What is Red Dead Redemption 2?  Well, it’s an adventure game set in the Wild West with the almost mandatory mix of horse chases, gun-slinging and exploring a vast desert-eske landscape.

So, why is it such a big deal?  One word: Rockstar.  Rockstar are the equivalent of Apple 10 years ago.  By that, I mean that nearly every product they make receives rave reviews (at least 95% on average) and is known for its brutal, gritty storytelling.  As an example of their attention to detail, in some shape or form, work on this game has been ongoing for eight years with a budget larger than many Hollywood movies!
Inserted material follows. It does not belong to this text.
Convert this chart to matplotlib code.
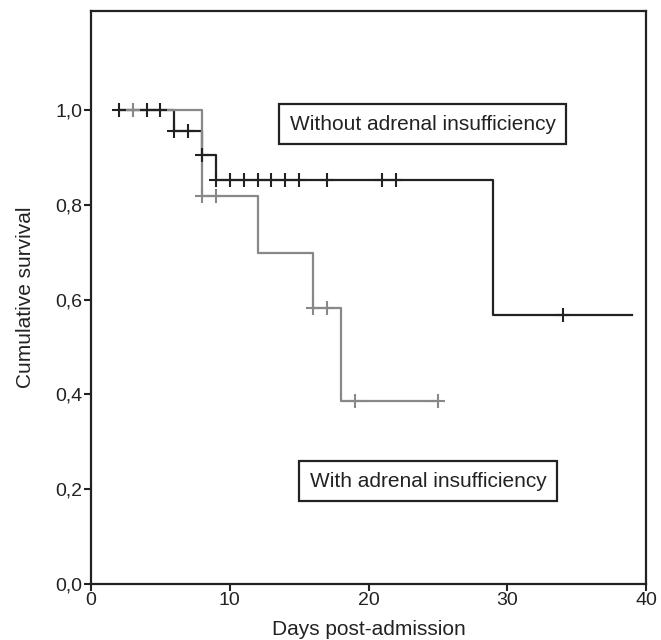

So, surely, eight years is more than enough to make a good game.  Well, yes.   But Rockstar want to make ‘extraordinary’ games not just good or very good ones.  And this, unfortunately for them, has led to a lot of media controversy over supposedly ‘voluntary’ overtime and the issue of ‘crunching’.

Let’s tackle the media controversy first.  Around a fortnight ago, the head writer behind the game gave an interview to the New York Magazine and described working “100 hour weeks” to get the game finished.  He quickly retracted his comments and stated that he only meant 100 hours weeks in relation to himself and the writing team and only for a period of three weeks but the damage was done and every former disgruntled Rockstar workers (and some current members of staff on an anonymous basis) came out to complain about ‘crunching’.

‘Crunching’ is the practice of having an extremely tight deadline and needing to dedicate a large number of additional hours (outside usual working hours) to get the task complete.  Akin to cramming work into an essay at 11pm the day before submission, for example, albeit that essay isn’t worth hundreds of millions of pounds!

Whilst the internet, as usual, has really come into its own with a ‘black and white’ analysis of events (i.e. Rockstar are either ‘amazing to work for’ or ‘evil’), this does highlight the grey area that is overtime.

So, for example, the issue of overtime is different depending on whether staff are paid hourly or salaried.  Naturally, salaried staff only tend to receive paid for overtime if it is within their contract and approved beforehand, whilst staff paid hourly will (presumably) receive pay for the majority of their overtime but would most likely be on a lower wage anyway (and may depend on overtime to top up an otherwise average salary).  Either way, whether paid or not, the effect of consistently working for over 55 hours per week under pressure in certain industries can quickly have an adverse effect on employee wellbeing.

In addition, to muddy the waters further, some Contracts of Employment have ‘voluntary’ overtime clauses (i.e. it is up to the employee), some have ‘mandatory’ overtime clauses (but limited by a the general duty of care owed by the employer to the wellbeing of the employee) and some have vague clauses (mainly within salaried contracts) stating that the employee will be required to work additional hours without additional remuneration from time to time (albeit subject to National Minimum Wage rules).  

The real problem? Some employers (no judgment on Rockstar here, as I’m only commenting on points reported in the media and have no insider knowledge) don’t check the ol’ Contract of Employment to check which kind of overtime clause each employee has and, rather, seeks to enforce and/or ‘persuade’ staff to work excessive overtime in any event.

The good news for Rockstar employees?  They are reported to have bonus clauses in which they receive lucrative bonuses if the game sells well (which it is nearly guaranteed to).  However, even this can lead to difficulties with those staff members struggling to keep the relentless pace but knowing that, if they leave before the bonus is due, they receive no bonus.

Another matter of controversy is the practice of Rockstar only putting staff in the credits for the game if they are still an employee at the time of shipping (i.e. you could have put seven years into the game and left 3 months before publication) and not receive credit.

Now, Rockstar say that the ‘crunch’ on this game has been less challenging than with previous games but still acknowledge that things can always be improved (including their recent confirmation that they will make a webpage containing details of staff who worked on the game but left before publication to aid their CVs).

Overall, as in other industries, the concept of ‘crunching’ remains a tricky one. On the one hand, for instance, in the approach to the end of a financial year, some companies have tasks which must be completed by a certain date.  On the other hand, if staff don’t have sufficient clauses in their Contracts of Employment to ensure overtime is mandatory (rather than voluntary), they are likely to be aggrieved at being pushed to work far above their contractual hours of work and this may cause tension and affect staff morale and wellbeing.

My take?  Rockstar produce the games they do by an extraordinary level of attention to detail and, to continue doing so, there will continue to be ‘crunch’ points for games (particularly ahead of printing the final game discs).  However, whilst some ‘crunch’ points may be unavoidable, decisions should be made to make ‘crunch’ periods of overtime as short as possible and, where it would otherwise risk employee health, consider an alternative (such as delaying the game by a few weeks, limiting planned changes to the game or simply updating the game a few weeks after release by online patch).

In the meantime, I look forward to picking up the game and donning my (virtual) cowboy boots shortly!  Yee haw!